:: Request ::
Omit the pictures and output exactly the lines from the start of the entries through the line containing "0.08, 0.08, 0.08, 0.09, 0.10, 0.11, 0.12, 0.13, 0.14]".

:: Data for this exercise ::
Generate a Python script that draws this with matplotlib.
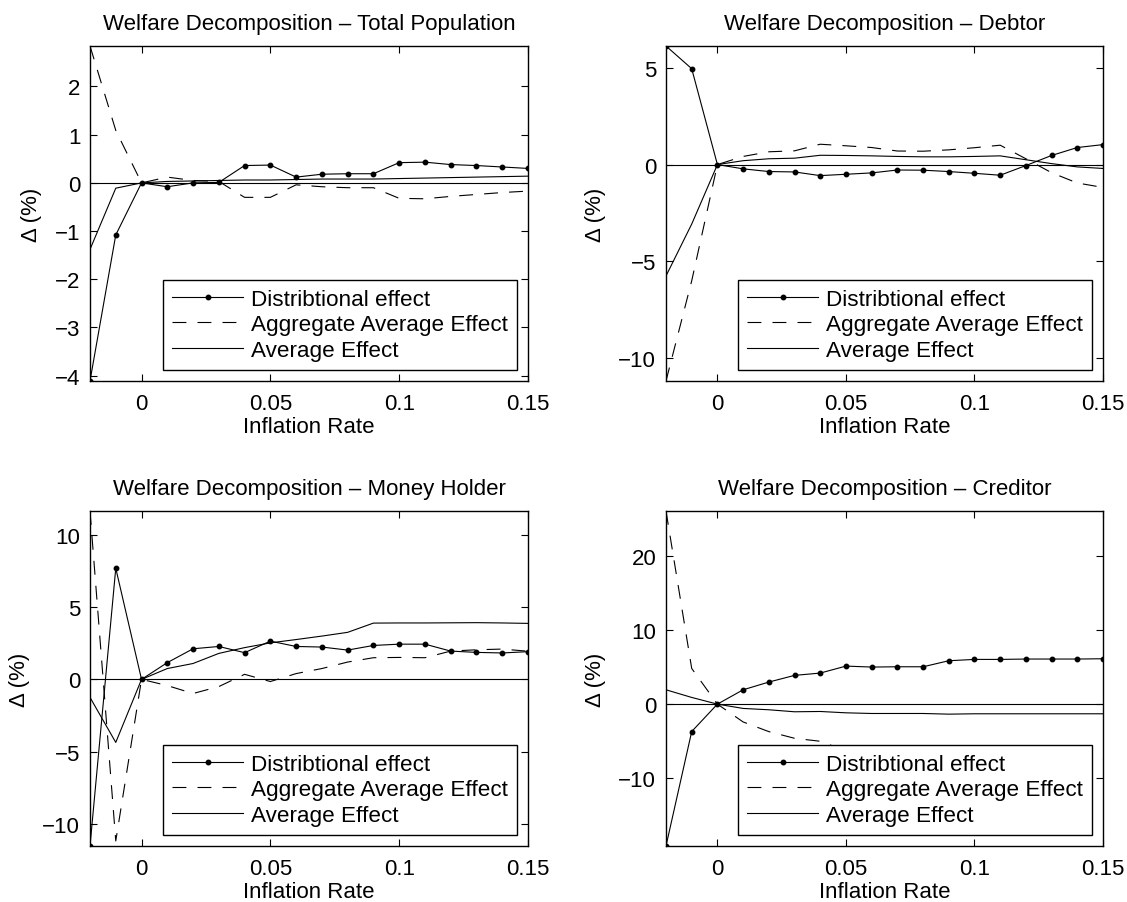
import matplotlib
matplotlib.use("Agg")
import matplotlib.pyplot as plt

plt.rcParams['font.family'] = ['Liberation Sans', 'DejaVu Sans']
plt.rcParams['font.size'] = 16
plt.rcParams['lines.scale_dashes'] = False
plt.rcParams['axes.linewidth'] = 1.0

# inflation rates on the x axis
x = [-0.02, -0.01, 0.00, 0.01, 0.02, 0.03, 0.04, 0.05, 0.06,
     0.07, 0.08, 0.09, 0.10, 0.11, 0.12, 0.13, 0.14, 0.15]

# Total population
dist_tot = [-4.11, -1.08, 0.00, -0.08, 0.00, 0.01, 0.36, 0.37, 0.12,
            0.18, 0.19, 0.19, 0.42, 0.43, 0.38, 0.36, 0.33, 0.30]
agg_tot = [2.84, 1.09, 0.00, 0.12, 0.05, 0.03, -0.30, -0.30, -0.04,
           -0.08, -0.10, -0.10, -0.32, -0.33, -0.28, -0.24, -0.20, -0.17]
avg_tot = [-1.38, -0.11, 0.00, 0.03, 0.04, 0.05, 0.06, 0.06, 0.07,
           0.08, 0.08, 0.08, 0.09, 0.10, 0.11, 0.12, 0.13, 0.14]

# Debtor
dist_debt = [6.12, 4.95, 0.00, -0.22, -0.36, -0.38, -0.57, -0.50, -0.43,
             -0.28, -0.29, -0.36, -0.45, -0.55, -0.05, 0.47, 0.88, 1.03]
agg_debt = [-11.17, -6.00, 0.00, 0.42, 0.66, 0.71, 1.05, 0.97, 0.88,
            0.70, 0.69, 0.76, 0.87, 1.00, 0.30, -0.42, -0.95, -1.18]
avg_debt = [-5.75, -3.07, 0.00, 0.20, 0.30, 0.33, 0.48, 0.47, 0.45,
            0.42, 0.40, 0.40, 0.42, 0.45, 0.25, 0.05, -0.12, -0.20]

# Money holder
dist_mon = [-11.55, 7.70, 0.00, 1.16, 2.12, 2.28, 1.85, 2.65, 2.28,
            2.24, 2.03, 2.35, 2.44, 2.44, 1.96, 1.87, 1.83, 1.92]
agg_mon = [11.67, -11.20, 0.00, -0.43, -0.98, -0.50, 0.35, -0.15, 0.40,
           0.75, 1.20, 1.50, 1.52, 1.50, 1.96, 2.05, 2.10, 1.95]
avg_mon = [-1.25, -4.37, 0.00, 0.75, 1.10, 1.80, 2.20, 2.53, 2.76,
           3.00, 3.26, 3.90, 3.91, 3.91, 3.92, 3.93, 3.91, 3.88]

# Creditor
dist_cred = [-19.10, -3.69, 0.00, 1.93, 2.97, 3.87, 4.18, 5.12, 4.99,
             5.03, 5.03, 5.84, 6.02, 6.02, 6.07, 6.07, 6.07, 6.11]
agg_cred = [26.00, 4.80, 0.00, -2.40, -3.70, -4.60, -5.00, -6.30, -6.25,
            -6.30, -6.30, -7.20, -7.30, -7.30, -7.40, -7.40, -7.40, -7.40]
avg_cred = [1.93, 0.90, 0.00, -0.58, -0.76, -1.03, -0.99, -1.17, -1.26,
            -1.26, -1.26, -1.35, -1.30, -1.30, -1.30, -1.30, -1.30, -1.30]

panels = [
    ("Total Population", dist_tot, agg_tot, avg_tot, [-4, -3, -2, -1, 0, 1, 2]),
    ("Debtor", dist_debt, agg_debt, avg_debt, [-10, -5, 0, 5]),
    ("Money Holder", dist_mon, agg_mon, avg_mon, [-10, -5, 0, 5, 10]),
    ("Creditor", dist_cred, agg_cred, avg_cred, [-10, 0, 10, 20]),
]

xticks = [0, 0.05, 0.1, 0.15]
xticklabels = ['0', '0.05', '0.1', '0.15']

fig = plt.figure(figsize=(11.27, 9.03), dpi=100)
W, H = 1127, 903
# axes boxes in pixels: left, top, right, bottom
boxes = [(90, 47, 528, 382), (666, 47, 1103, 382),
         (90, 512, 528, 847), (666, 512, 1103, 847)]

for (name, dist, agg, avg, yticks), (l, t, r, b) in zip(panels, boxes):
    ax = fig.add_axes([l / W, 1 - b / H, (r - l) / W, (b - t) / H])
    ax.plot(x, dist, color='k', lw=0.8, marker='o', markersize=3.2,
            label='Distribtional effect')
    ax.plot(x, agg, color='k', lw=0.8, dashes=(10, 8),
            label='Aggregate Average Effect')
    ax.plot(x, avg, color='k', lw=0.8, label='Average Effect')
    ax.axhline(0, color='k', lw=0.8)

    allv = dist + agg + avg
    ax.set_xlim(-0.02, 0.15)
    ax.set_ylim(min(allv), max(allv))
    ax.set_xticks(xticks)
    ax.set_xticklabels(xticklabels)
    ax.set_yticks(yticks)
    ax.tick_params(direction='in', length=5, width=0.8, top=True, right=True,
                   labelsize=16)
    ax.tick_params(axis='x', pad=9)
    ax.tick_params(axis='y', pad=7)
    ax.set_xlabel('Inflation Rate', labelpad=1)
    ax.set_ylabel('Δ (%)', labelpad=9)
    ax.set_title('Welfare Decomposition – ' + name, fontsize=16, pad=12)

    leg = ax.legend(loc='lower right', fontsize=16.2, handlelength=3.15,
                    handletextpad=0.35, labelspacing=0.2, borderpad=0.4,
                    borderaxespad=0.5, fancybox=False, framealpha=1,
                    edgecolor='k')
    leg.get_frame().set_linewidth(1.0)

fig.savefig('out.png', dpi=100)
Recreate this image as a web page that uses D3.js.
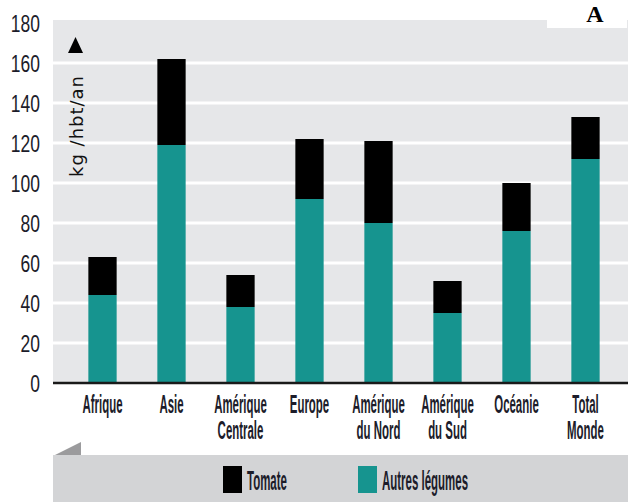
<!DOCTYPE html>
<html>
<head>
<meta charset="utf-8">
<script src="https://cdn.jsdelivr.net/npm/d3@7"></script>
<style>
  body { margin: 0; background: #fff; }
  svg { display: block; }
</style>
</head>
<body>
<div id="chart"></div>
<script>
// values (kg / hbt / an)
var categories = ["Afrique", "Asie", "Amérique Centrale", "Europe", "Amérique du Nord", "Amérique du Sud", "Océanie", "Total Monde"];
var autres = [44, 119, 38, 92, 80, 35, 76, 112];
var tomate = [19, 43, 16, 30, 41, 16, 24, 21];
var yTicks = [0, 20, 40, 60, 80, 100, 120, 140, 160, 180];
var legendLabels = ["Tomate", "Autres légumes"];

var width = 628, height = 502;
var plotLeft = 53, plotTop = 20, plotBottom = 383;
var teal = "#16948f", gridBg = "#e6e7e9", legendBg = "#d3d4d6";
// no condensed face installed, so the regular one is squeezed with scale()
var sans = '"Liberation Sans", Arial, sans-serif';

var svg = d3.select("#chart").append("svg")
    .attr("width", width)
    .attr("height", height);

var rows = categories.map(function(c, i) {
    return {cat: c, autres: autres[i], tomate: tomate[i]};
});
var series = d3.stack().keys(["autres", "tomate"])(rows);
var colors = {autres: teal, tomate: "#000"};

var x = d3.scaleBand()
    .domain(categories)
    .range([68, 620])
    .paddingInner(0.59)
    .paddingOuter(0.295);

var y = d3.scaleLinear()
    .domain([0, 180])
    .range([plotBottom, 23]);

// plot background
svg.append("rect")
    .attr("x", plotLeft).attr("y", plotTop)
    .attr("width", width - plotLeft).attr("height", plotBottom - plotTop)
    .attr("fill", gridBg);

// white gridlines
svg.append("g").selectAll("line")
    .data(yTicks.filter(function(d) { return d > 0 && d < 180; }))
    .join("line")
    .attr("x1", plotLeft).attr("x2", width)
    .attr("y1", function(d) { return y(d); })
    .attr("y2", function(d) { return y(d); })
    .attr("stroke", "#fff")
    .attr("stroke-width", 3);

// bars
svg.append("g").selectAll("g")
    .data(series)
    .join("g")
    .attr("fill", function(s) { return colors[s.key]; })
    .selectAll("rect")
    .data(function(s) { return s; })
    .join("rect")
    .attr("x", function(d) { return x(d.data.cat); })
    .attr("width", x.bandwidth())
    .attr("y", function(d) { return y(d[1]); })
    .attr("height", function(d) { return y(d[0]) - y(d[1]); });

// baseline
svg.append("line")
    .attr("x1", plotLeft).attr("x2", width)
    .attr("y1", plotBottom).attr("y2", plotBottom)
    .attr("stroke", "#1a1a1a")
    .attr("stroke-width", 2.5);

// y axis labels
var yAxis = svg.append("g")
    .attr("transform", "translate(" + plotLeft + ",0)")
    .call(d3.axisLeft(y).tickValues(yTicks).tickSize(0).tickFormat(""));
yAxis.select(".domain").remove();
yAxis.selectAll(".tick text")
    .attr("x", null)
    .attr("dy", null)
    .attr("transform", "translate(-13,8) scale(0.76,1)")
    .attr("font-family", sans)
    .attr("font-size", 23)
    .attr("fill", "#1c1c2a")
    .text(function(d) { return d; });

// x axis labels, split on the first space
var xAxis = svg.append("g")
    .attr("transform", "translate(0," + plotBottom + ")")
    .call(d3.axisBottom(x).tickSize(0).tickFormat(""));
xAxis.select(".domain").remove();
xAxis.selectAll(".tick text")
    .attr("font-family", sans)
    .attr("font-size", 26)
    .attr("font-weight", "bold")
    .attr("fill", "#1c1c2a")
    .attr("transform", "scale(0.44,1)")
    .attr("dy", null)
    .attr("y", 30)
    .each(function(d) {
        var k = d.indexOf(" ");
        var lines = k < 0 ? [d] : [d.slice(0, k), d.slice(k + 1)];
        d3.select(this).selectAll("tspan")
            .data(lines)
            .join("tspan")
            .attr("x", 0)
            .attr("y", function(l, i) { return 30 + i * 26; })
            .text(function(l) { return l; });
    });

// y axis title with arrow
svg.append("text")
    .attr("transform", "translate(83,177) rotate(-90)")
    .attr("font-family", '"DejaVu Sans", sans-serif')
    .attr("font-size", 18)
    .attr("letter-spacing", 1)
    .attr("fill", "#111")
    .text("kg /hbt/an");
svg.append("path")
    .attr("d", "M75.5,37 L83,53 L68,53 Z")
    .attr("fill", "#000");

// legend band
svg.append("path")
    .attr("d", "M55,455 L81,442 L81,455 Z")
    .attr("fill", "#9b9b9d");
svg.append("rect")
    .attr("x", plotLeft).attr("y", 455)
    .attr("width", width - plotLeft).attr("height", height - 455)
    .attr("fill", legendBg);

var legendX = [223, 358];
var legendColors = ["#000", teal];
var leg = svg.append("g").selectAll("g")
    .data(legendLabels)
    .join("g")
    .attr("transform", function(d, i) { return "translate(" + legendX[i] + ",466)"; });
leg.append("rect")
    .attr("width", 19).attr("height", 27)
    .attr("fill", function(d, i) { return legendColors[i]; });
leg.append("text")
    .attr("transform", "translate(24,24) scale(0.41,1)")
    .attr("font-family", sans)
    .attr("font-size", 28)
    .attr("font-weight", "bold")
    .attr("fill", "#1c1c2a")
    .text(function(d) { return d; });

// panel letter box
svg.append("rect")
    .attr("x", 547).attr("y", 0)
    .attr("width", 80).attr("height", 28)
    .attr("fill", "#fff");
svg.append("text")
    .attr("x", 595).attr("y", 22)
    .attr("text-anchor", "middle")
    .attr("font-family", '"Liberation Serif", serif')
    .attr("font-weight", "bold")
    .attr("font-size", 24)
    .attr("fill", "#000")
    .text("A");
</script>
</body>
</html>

:: Task output ::
Generate a Python script that draws this with matplotlib.
import matplotlib
matplotlib.use("Agg")
import matplotlib.pyplot as plt

plt.rcParams['font.family'] = ['Liberation Sans', 'DejaVu Sans']
plt.rcParams['font.size'] = 16
plt.rcParams['lines.scale_dashes'] = False
plt.rcParams['axes.linewidth'] = 1.0

# inflation rates on the x axis
x = [-0.02, -0.01, 0.00, 0.01, 0.02, 0.03, 0.04, 0.05, 0.06,
     0.07, 0.08, 0.09, 0.10, 0.11, 0.12, 0.13, 0.14, 0.15]

# Total population
dist_tot = [-4.11, -1.08, 0.00, -0.08, 0.00, 0.01, 0.36, 0.37, 0.12,
            0.18, 0.19, 0.19, 0.42, 0.43, 0.38, 0.36, 0.33, 0.30]
agg_tot = [2.84, 1.09, 0.00, 0.12, 0.05, 0.03, -0.30, -0.30, -0.04,
           -0.08, -0.10, -0.10, -0.32, -0.33, -0.28, -0.24, -0.20, -0.17]
avg_tot = [-1.38, -0.11, 0.00, 0.03, 0.04, 0.05, 0.06, 0.06, 0.07,
           0.08, 0.08, 0.08, 0.09, 0.10, 0.11, 0.12, 0.13, 0.14]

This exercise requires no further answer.